Forests are Key Contributors to a Circular Economy

Single-use plastic cutlery greatly pollutes oceans and takes years to decompose in landfills and garbage dumps. Plastic cutlery photo-degrades with exposure to the sun. It eventually becomes microplastic and remains in our environment for years to come. Thus, it is important to find sustainable alternatives by utilising renewable resources and reducing overall material consumption.


This shifts the focus towards wood and forests. Producing wooden cutlery can replace the use of plastic spoons and forks. By doing so, not only do we reduce material consumption, but also consider the material’s life cycle which begins and ends in the forest. This makes wood a necessary renewable resource. When wood is sourced responsibly, forests are respected throughout their lifecycle.


From the 1st to the 3rd of June 2022, the 43rd meeting of the Joint UNECE/FAO Working Party on Forest Statistics, Economics and Management was held in Geneva. The meeting highlighted how forest-based industries, such as the fashion industry, are now shifting focus to the transition to a circular economy. For dynamic industries like fashion, along with being circular in nature, they must also be sustainable in the long run.


Chief of the joint UNECE/FAO Forestry and Timber Section, Liliana Annovazzi-Jakab emphasised that the forest sector is very effective at employing all materials throughout the production process and throughout its numerous value chains. This may serve as the catalyst for other strategically important industries to move toward circular systems as they currently struggle with large environmental footprints. One of these industries involves single-use plastics. While there are certain environmental and social costs associated with circular processes such as recycling today, such costs will eventually be reduced.

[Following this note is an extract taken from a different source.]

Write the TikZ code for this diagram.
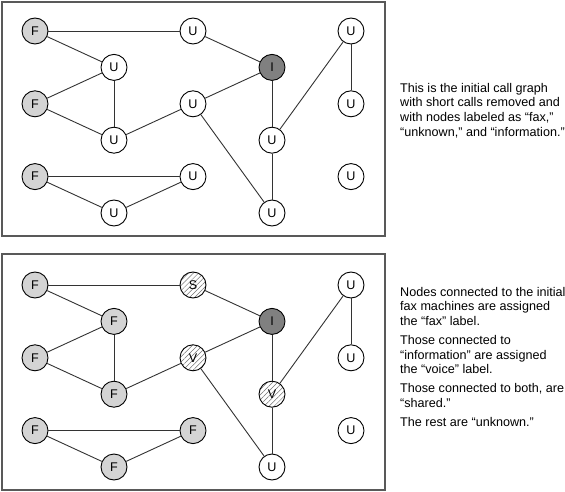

The used resources can be organically restored by forests and forest ecosystems. They are a source of renewable and biodegradable material that can replace polluting and finite resources. In a cascading fashion, different tree parts can be utilised and recycled to produce a range of goods, from higher value to lower value products.


Sustainable forest management has the ability to mitigate the effects of deforestation by 2030, while generating 16 million new employment opportunities and $230 billion in economic prospects. Realising the tremendous prospects of the growth and support of circular bio economies based on forests is of key importance. Such bio economies place biological resources at the core of their production cycle. In addition to considering the potential economic applications of forest resources, bio economies also consider the wellbeing and protection of natural resources. They also include strategies for addressing issues such as industrial waste and emissions.